Thomas: Ja, der Sticker muss sein. One Lap Heroes sind die obercoolen Jungs mit der MX-5-Ringbanana. Der langbärtige Grieche aus der Truppe saß 2015 als Instruktor neben mir, als ich in einem Clio 3 RS meine erste Nordschleife-Runde gedreht habe. Tourifahrten? Die Bedingungen beim Perfektionstraining sind natürlich ungleich besser, aber ich mag Touristenfahrten, wenngleich das Stressniveau dabei manchmal schon ausufern kann. Aber: be a banana – you can do it! Ich bin heute übrigens bei 150 Runden oder so. Wie viele Kilometer hast du auf der allerbesten Piste der Welt schon abgespult?
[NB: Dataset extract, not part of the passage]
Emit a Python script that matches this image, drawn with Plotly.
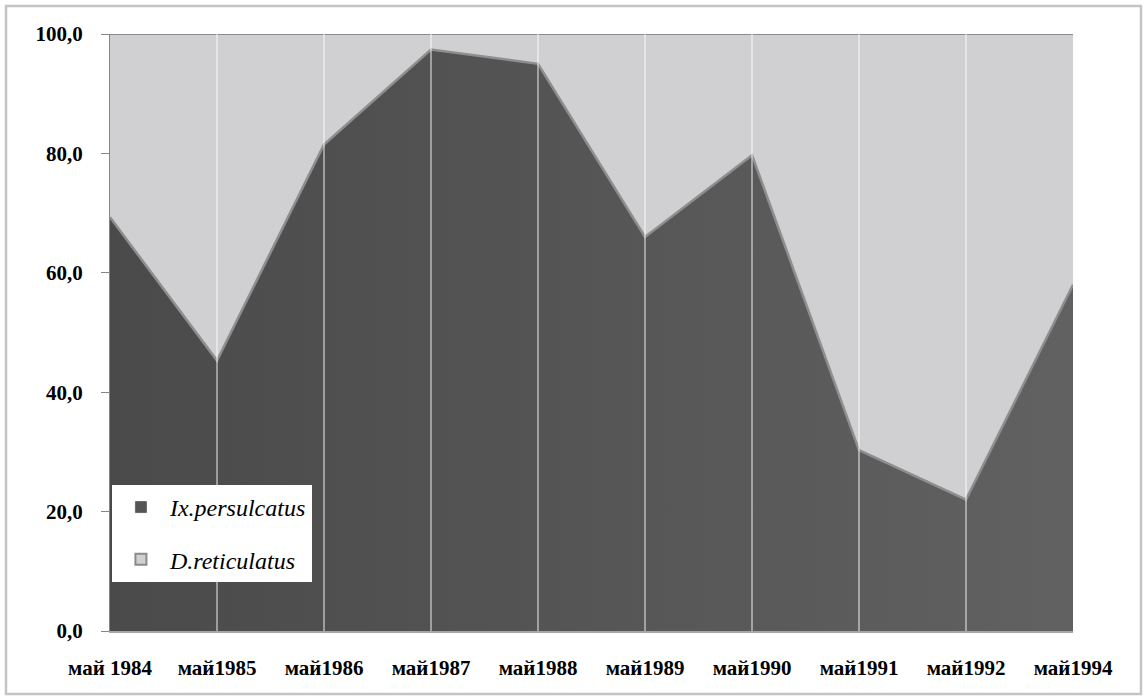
import plotly.graph_objects as go

# Survey dates (category labels) and the share of each tick species, %
dates = ["май 1984", "май1985", "май1986", "май1987", "май1988",
         "май1989", "май1990", "май1991", "май1992", "май1994"]
ix_persulcatus = [69.3, 45.3, 81.5, 97.4, 95.0, 66.0, 79.7, 30.3, 22.0, 58.0]
d_reticulatus = [30.7, 54.7, 18.5, 2.6, 5.0, 34.0, 20.3, 69.7, 78.0, 42.0]
y_ticks = [0, 20, 40, 60, 80, 100]

xs = list(range(len(dates)))
stack_top = [a + b for a, b in zip(ix_persulcatus, d_reticulatus)]

TICK_FONT = dict(family="Liberation Serif", size=21, color="#000000", weight="bold")
LEG_FONT = dict(family="Liberation Serif", size=24, color="#000000", style="italic")

fig = go.Figure()

# lower band: Ix. persulcatus, dark fill shading left to right
fig.add_trace(go.Scatter(
    x=xs, y=ix_persulcatus, mode="lines", fill="tozeroy",
    fillgradient=dict(type="horizontal",
                      colorscale=[[0, "#4a4a4a"], [1, "#616161"]]),
    line=dict(color="#8e8e8e", width=2.5),
    showlegend=False, hoverinfo="skip",
))
# upper band: D. reticulatus, stacked up to 100 %
fig.add_trace(go.Scatter(
    x=xs, y=stack_top, mode="lines", fill="tonexty",
    fillcolor="#d0cfd1",
    line=dict(color="#8a8a8a", width=2),
    showlegend=False, hoverinfo="skip",
))

# legend entries with square swatches
fig.add_trace(go.Scatter(
    x=[None], y=[None], mode="markers", name="Ix.persulcatus",
    legendgroup="ix",
    marker=dict(symbol="square", size=11, color="#555555",
                line=dict(color="#6a6a6a", width=1)),
))
fig.add_trace(go.Scatter(
    x=[None], y=[None], mode="markers", name="D.reticulatus",
    legendgroup="dr",
    marker=dict(symbol="square", size=11, color="#d0cfd1",
                line=dict(color="#8a8a8a", width=2)),
))

# vertical category gridlines, drawn over the filled areas
grid_shapes = [
    dict(type="line", xref="x", yref="paper", x0=x, x1=x, y0=0, y1=1,
         line=dict(color="rgba(255,255,255,0.45)", width=2), layer="above")
    for x in xs[1:-1]
]

frame = dict(
    type="rect", xref="paper", yref="paper",
    x0=-0.108, x1=1.0706, y0=-0.1055, y1=1.0469,
    line=dict(color="#c4c4c4", width=2.5), fillcolor="rgba(0,0,0,0)",
    layer="below",
)

fig.update_layout(
    width=1144, height=700,
    margin=dict(l=110, r=71, t=34, b=69),
    paper_bgcolor="#ffffff", plot_bgcolor="#ffffff",
    separators=", ",
    showlegend=True,
    legend=dict(
        x=0.002, y=0.2446, xanchor="left", yanchor="top",
        bgcolor="#ffffff", borderwidth=0,
        font=LEG_FONT, tracegroupgap=18, itemwidth=48,
        traceorder="grouped",
    ),
    xaxis=dict(
        range=[0, len(dates) - 1], tickvals=xs, ticktext=dates,
        showgrid=False, zeroline=False,
        showline=True, linecolor="#a6a6a6", linewidth=2,
        ticks="", ticklabelstandoff=17, tickfont=TICK_FONT,
    ),
    yaxis=dict(
        range=[0, 100], tickvals=y_ticks, tickformat=".1f",
        showgrid=False, zeroline=False,
        showline=True, linecolor="#868686", linewidth=1,
        ticks="outside", ticklen=8, tickcolor="#868686", tickwidth=1,
        ticklabelstandoff=14, tickfont=TICK_FONT,
    ),
    shapes=[frame] + grid_shapes,
)

fig.write_html("out.html")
Carl: So an die 1.500 bis 2.000 müssten es schon sein. Straßenautos, GT4, GT3, alte Grand-Prix-Wagen, da waren schon ein paar Runden mit tollen Fahrzeugen dabei. Also virtuell, versteht sich. Abgesehen vom Simulator sind es, nun ja, nur zwei. Aber die habe ich geliebt, trotz aller Vorsicht und Angst, die man zu Beginn auf dem Ring durchlebt. Daher bin ich richtig froh, dass wir ein Auto auf dem Ring fahren dürfen, das mir wohl bekannt und richtig ans Herz gewachsen ist. Noch dazu ist es äußerst zugänglich und müsste die Nordschleife ja eigentlich mit Leichtigkeit meistern.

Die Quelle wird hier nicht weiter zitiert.